(Goal of the exercise)
Give back exactly the lines from the beginning of the listing below to the line holding "a_err = [0.21, 0.22, 0.20]", both ends included; the pictures stay out.

(Dataset extract)
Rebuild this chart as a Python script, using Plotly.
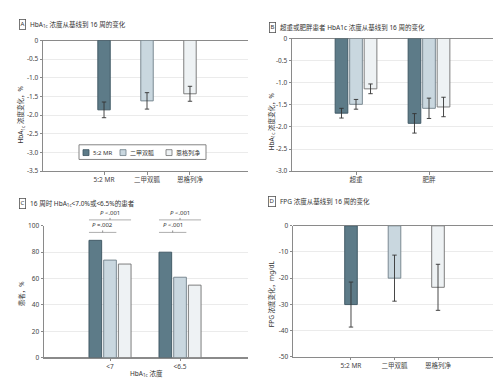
import plotly.graph_objects as go

W, H = 501, 379

# ---------------- data ----------------
drugs = ["5:2 MR", "二甲双胍", "恩格列净"]

a_vals = [-1.86, -1.62, -1.43]
a_err = [0.21, 0.22, 0.20]

b_groups = ["超重", "肥胖"]
b_mr = [-1.69, -1.92]
b_met = [-1.49, -1.58]
b_empa = [-1.14, -1.55]
b_mr_err = [0.11, 0.22]
b_met_err = [0.11, 0.23]
b_empa_err = [0.11, 0.22]

c_groups = ["<7", "<6.5"]
c_group_labels = ["&lt;7", "&lt;6.5"]
c_mr = [89, 80]
c_met = [74, 61]
c_empa = [71, 55]
c_p_pair12 = ["<i>P</i> =.002", "<i>P</i> &lt;.001"]
c_p_pair13 = ["<i>P</i> &lt;.001", "<i>P</i> &lt;.001"]

d_vals = [-30.1, -20.0, -23.5]
d_err = [8.6, 8.8, 8.8]

a_ticks = [0, -0.5, -1.0, -1.5, -2.0, -2.5, -3.0, -3.5]
a_ticktext = ["0", "-0.5", "-1.0", "-1.5", "-2.0", "-2.5", "-3.0", "-3.5"]
b_ticks = [0, -0.5, -1.0, -1.5, -2.0, -2.5, -3.0]
b_ticktext = ["0", "-0.5", "-1.0", "-1.5", "-2.0", "-2.5", "-3.0"]
c_ticks = [0, 20, 40, 60, 80, 100]
c_ticktext = ["0", "20", "40", "60", "80", "100"]
d_ticks = [0, -10, -20, -30, -40, -50]
d_ticktext = ["0", "-10", "-20", "-30", "-40", "-50"]

# ---------------- style ----------------
fills = ["#5d7b88", "#c9d7df", "#eef2f4"]
outlines = ["#3b5360", "#6f7f88", "#707070"]
FONT = "Noto Sans, Noto Sans CJK SC, sans-serif"
TXT = "#333333"
TICK = "#444444"
AX = "#8a8a8a"
GRID = "#ebebeb"


def px(x):
    return x / W


def py(y):
    return 1 - y / H


# panel plot areas in pixels (left, right, top, bottom)
areas = {
    "A": (35, 240, 28, 162),
    "B": (284, 488, 26, 162),
    "C": (36, 240, 218, 353),
    "D": (285, 488, 218, 352),
}

xranges = {
    "A": [-1.42, 3.35],
    "B": [-0.877, 1.918],
    "C": [-0.943, 1.971],
    "D": [-1.333, 3.333],
}
yranges = {"A": [-3.5, 0], "B": [-3.0, 0], "C": [0, 100], "D": [-50, 0]}

fig = go.Figure()
err_style = dict(type="data", color="#333333", thickness=0.9, width=2.2, visible=True)

# Panel A
fig.add_trace(go.Bar(
    x=drugs, y=a_vals, width=0.29, offset=-0.145,
    marker=dict(color=fills, line=dict(color=outlines, width=0.9)),
    error_y=dict(array=a_err, **err_style),
    xaxis="x", yaxis="y", showlegend=False))

# Panel B
slot_b, w_b = 0.199, 0.174
for i, (vals, errs) in enumerate([(b_mr, b_mr_err), (b_met, b_met_err), (b_empa, b_empa_err)]):
    fig.add_trace(go.Bar(
        x=b_groups, y=vals, width=w_b, offset=(i - 1) * slot_b - w_b / 2,
        marker=dict(color=fills[i], line=dict(color=outlines[i], width=0.9)),
        error_y=dict(array=errs, **err_style),
        xaxis="x2", yaxis="y2", name=drugs[i], showlegend=False))

# Panel C
slot_c, w_c = 0.21, 0.181
for i, vals in enumerate([c_mr, c_met, c_empa]):
    fig.add_trace(go.Bar(
        x=c_groups, y=vals, width=w_c, offset=(i - 1) * slot_c - w_c / 2,
        marker=dict(color=fills[i], line=dict(color=outlines[i], width=0.9)),
        xaxis="x3", yaxis="y3", name=drugs[i], showlegend=False))

# Panel D
fig.add_trace(go.Bar(
    x=drugs, y=d_vals, width=0.29, offset=-0.145,
    marker=dict(color=fills, line=dict(color=outlines, width=0.9)),
    error_y=dict(array=d_err, **err_style),
    xaxis="x4", yaxis="y4", showlegend=False))


def xaxis_cfg(key, ticktext=None, tickvals=None):
    l, r, t, b = areas[key]
    cfg = dict(domain=[px(l), px(r)], type="category", range=xranges[key],
               showline=True, linecolor=AX, linewidth=1, ticks="outside",
               ticklen=2.5, tickcolor=AX, showgrid=False, zeroline=False,
               tickfont=dict(size=6.5, color=TICK, family=FONT), fixedrange=True)
    if ticktext is not None:
        cfg.update(tickmode="array", tickvals=tickvals, ticktext=ticktext)
    return cfg


def yaxis_cfg(key, anchor, tv, tt):
    l, r, t, b = areas[key]
    return dict(domain=[py(b), py(t)], anchor=anchor, range=yranges[key],
                tickmode="array", tickvals=tv, ticktext=tt,
                showline=True, linecolor=AX, linewidth=1, ticks="outside",
                ticklen=2.5, tickcolor=AX, showgrid=True, gridcolor=GRID,
                gridwidth=1, zeroline=True, zerolinecolor=AX, zerolinewidth=1,
                tickfont=dict(size=6.5, color=TICK, family=FONT), fixedrange=True)


layout = dict(
    width=W, height=H, margin=dict(l=0, r=0, t=0, b=0),
    paper_bgcolor="white", plot_bgcolor="white",
    font=dict(family=FONT, color=TXT, size=7),
    showlegend=False,
    xaxis=dict(xaxis_cfg("A"), anchor="y"),
    yaxis=yaxis_cfg("A", "x", a_ticks, a_ticktext),
    xaxis2=dict(xaxis_cfg("B"), anchor="y2"),
    yaxis2=yaxis_cfg("B", "x2", b_ticks, b_ticktext),
    xaxis3=dict(xaxis_cfg("C", c_group_labels, c_groups), anchor="y3"),
    yaxis3=yaxis_cfg("C", "x3", c_ticks, c_ticktext),
    xaxis4=dict(xaxis_cfg("D"), anchor="y4"),
    yaxis4=yaxis_cfg("D", "x4", d_ticks, d_ticktext),
)
fig.update_layout(**layout)

annotations = []
shapes = []


def letter(lbl, x, y):
    annotations.append(dict(text=lbl, x=px(x), y=py(y), xref="paper", yref="paper",
                            showarrow=False, font=dict(size=6, color=TXT, family=FONT),
                            bordercolor="#555555", borderwidth=0.8, borderpad=0.6,
                            xanchor="center", yanchor="middle"))


def title(text, x, y):
    annotations.append(dict(text=text, x=px(x), y=py(y), xref="paper", yref="paper",
                            showarrow=False, font=dict(size=6.5, color=TXT, family=FONT),
                            xanchor="left", yanchor="middle"))


def ylabel(text, x, y):
    annotations.append(dict(text=text, x=px(x), y=py(y), xref="paper", yref="paper",
                            showarrow=False, textangle=-90,
                            font=dict(size=6.5, color=TXT, family=FONT),
                            xanchor="center", yanchor="middle"))


letter("A", 14, 12)
title("HbA<sub>1c</sub> 浓度从基线到 16 周的变化", 20, 12)
letter("B", 264, 15)
title("超重或肥胖患者 HbA1c 浓度从基线到 16 周的变化", 270, 15)
letter("C", 14, 195)
title("16 周时 HbA<sub>1c</sub>&lt;7.0%或&lt;6.5%的患者", 20, 195)
letter("D", 264, 193)
title("FPG 浓度从基线到 16 周的变化", 270, 193)

ylabel("HbA<sub>1c</sub> 浓度变化，%", 13, 104)
ylabel("HbA<sub>1c</sub> 浓度变化，%", 263, 111)
ylabel("患者，%", 13, 287)
ylabel("FPG 浓度变化，mg/dL", 263, 288)

annotations.append(dict(text="HbA<sub>1c</sub> 浓度", x=px(138), y=py(369), xref="paper",
                        yref="paper", showarrow=False,
                        font=dict(size=6.5, color=TXT, family=FONT),
                        xanchor="center", yanchor="middle"))

# Legend inside panel A (drawn with shapes + text)
leg_l, leg_r, leg_t, leg_b = 71, 198, 135, 150
shapes.append(dict(type="rect", xref="paper", yref="paper", x0=px(leg_l), x1=px(leg_r),
                   y0=py(leg_b), y1=py(leg_t), line=dict(color="#777777", width=0.9),
                   fillcolor="white", layer="above"))
leg_sq = [75, 112, 158]
for i, sx in enumerate(leg_sq):
    shapes.append(dict(type="rect", xref="paper", yref="paper", x0=px(sx), x1=px(sx + 6),
                       y0=py(146), y1=py(140), line=dict(color=outlines[i], width=0.8),
                       fillcolor=fills[i], layer="above"))
    annotations.append(dict(text=drugs[i], x=px(sx + 7.5), y=py(143), xref="paper",
                            yref="paper", showarrow=False, xanchor="left", yanchor="middle",
                            font=dict(size=6, color=TXT, family=FONT)))

# Significance brackets in panel C


def c_to_paper(xv, yv):
    l, r, t, b = areas["C"]
    x0, x1 = xranges["C"]
    y0, y1 = yranges["C"]
    xp = l + (xv - x0) / (x1 - x0) * (r - l)
    ypx = b - (yv - y0) / (y1 - y0) * (b - t)
    return px(xp), py(ypx)


for gi in range(len(c_groups)):
    left = gi - slot_c - w_c / 2
    right2 = gi + w_c / 2
    right3 = gi + slot_c + w_c / 2
    for (xa, xb, yv, txt) in [(left, right2, 95, c_p_pair12[gi]), (left, right3, 104.5, c_p_pair13[gi])]:
        xa_p, yv_p = c_to_paper(xa, yv)
        xb_p, _ = c_to_paper(xb, yv)
        shapes.append(dict(type="line", xref="paper", yref="paper", x0=xa_p, x1=xb_p,
                           y0=yv_p, y1=yv_p, line=dict(color="#9a9a9a", width=0.8)))
        xm = (xa_p + xb_p) / 2
        shapes.append(dict(type="line", xref="paper", yref="paper", x0=xm, x1=xm,
                           y0=yv_p, y1=yv_p + 2 / H, line=dict(color="#777777", width=0.8)))
        annotations.append(dict(text=txt, x=xm, y=yv_p + 7.5 / H, xref="paper", yref="paper",
                                showarrow=False, xanchor="center", yanchor="middle",
                                font=dict(size=6, color=TXT, family=FONT)))

fig.update_layout(annotations=annotations, shapes=shapes)
fig.write_html("out.html")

(Output below)
Rebuild this chart as a Python script, using Plotly.
import plotly.graph_objects as go

W, H = 501, 379

# ---------------- data ----------------
drugs = ["5:2 MR", "二甲双胍", "恩格列净"]

a_vals = [-1.86, -1.62, -1.43]
a_err = [0.21, 0.22, 0.20]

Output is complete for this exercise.